Well, these things can happen. That’s fine. But supposedly, the smartest guys in the room when they were interviewed went on a Dow Jones Report three days later $400 million down, the market is crashing, and these guys didn’t even have an idea as to why it happened.

I won’t say it was simple, but had they been cognizant of the market cycles, they would have realized that the oil market topped on almost a perfect Fibonacci cycle, and on a continuation chart, oil was 609 days off its bottom from the 2008-2009 sequence.

It topped on day 609, and that was also correlated to a perfect square of 9 on a Gann. So, what happened was price and time squared at the right point, and that’s where the market turned. 

Now, had they been aware of it, they could have taken precaution and become defensive leading up to that, or at least they would have understood what was happening.

So on a chart, what do I need to be looking for to protect myself from something similar.
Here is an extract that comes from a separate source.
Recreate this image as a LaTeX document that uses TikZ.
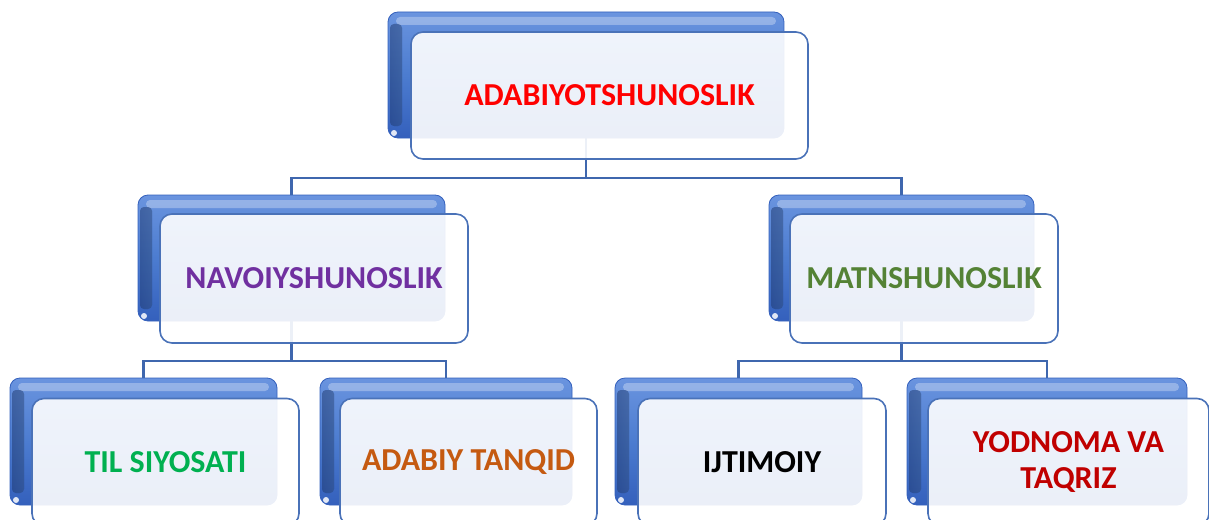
\documentclass[tikz,border=0pt]{standalone}
\usepackage{fontspec}
\setmainfont{Carlito}
\usetikzlibrary{calc}
\definecolor{conn}{HTML}{3F67AE}
\definecolor{bdark}{HTML}{3460BC}
\definecolor{bmid}{HTML}{4C7CD0}
\definecolor{blight}{HTML}{6A94DF}
\definecolor{fedge}{HTML}{4A72B8}
\definecolor{cpurple}{HTML}{7030A0}
\definecolor{cgreen}{HTML}{548235}
\definecolor{cbright}{HTML}{00B050}
\definecolor{corange}{HTML}{C55A11}
\definecolor{cdred}{HTML}{C00000}
\tikzset{
  backbox/.style={rectangle, rounded corners=10pt, inner sep=0pt, outer sep=0pt,
    draw=bdark, line width=0.8pt, top color=blight, bottom color=bdark, middle color=bmid},
  frontbox/.style={rectangle, rounded corners=12pt, inner sep=0pt, outer sep=0pt,
    draw=fedge, line width=1.6pt, fill=white, fill opacity=0.9, text opacity=1,
    font=\bfseries\fontsize{32}{36}\selectfont, align=center},
  connector/.style={draw=conn, line width=2.4pt},
}
\newcommand{\gloss}[1]{%
  \fill[white, opacity=0.3, rounded corners=4pt]
    ($(#1.north west)+(8,5)$) rectangle ($(#1.north east)+(-8,13)$);
  \fill[left color=bdark, right color=bmid, opacity=0.3, rounded corners=4pt]
    ($(#1.north west)+(2,12)$) rectangle ($(#1.south west)+(14,-12)$);
  \fill[white, opacity=0.85]
    ($(#1.south west)+(6,-5)$) circle (3pt);
}
\begin{document}
\begin{tikzpicture}[x=1pt,y=-1pt]
\useasboundingbox (0,0) rectangle (1209,519);
% back boxes
\node[backbox, minimum width=396pt, minimum height=126pt] (topb) at (586,75) {};
\node[backbox, minimum width=307pt, minimum height=126pt] (nvb) at (291.5,258) {};
\node[backbox, minimum width=265pt, minimum height=126pt] (mtb) at (901.5,258) {};
\node[backbox, minimum width=267pt, minimum height=127pt] (tlb) at (143.5,441.5) {};
\node[backbox, minimum width=252pt, minimum height=127pt] (atb) at (446,441.5) {};
\node[backbox, minimum width=247pt, minimum height=127pt] (ijb) at (738.5,441.5) {};
\node[backbox, minimum width=280pt, minimum height=127pt] (yob) at (1047,441.5) {};
\gloss{topb}\gloss{nvb}\gloss{mtb}\gloss{tlb}\gloss{atb}\gloss{ijb}\gloss{yob}
% connectors
\coordinate (h1) at (0,178);
\coordinate (h2) at (0,361);
\draw[connector] (topb.south) -- (topb.south |- h1) -| (nvb.north);
\draw[connector] (topb.south |- h1) -| (mtb.north);
\draw[connector] (nvb.south) -- (nvb.south |- h2) -| (tlb.north);
\draw[connector] (nvb.south |- h2) -| (atb.north);
\draw[connector] (mtb.south) -- (mtb.south |- h2) -| (ijb.north);
\draw[connector] (mtb.south |- h2) -| (yob.north);
% front boxes
\node[frontbox, minimum width=397pt, minimum height=127pt, text=red] (top) at (609.5,95.5) {ADABIYOTSHUNOSLIK};
\node[frontbox, minimum width=308pt, minimum height=129pt, text=cpurple] (nv) at (314,278.5) {NAVOIYSHUNOSLIK};
\node[frontbox, minimum width=268pt, minimum height=129pt, text=cgreen] (mt) at (924,278.5) {MATNSHUNOSLIK};
\node[frontbox, minimum width=267pt, minimum height=127pt, text=cbright] (tl) at (165.5,462) {TIL SIYOSATI};
\node[frontbox, minimum width=257pt, minimum height=127pt, text=corange] (at) at (468.5,462) {ADABIY TANQID};
\node[frontbox, minimum width=248pt, minimum height=127pt, text=black] (ij) at (762,462) {IJTIMOIY};
\node[frontbox, minimum width=281pt, minimum height=127pt, text=cdred] (yo) at (1068.5,462) {YODNOMA VA\\TAQRIZ};
\end{tikzpicture}
\end{document}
Is it just Fibonacci and Gann together?

Well, on a chart, what you always need to be aware of is a count of the number of days or weeks or whatever it is you’re trading based upon how far away we are from the high or the low.

And what am I looking for in terms of that number?

You’re either looking for Fibonacci numbers like 55, 89, 144, 233, and so on; or you’re looking for the “golden spiral” numbers like 61, 161, 261; or in a geometric sense, you’re looking at divisions of a 360-degree circle, like 45, 90, 180, 270, 360.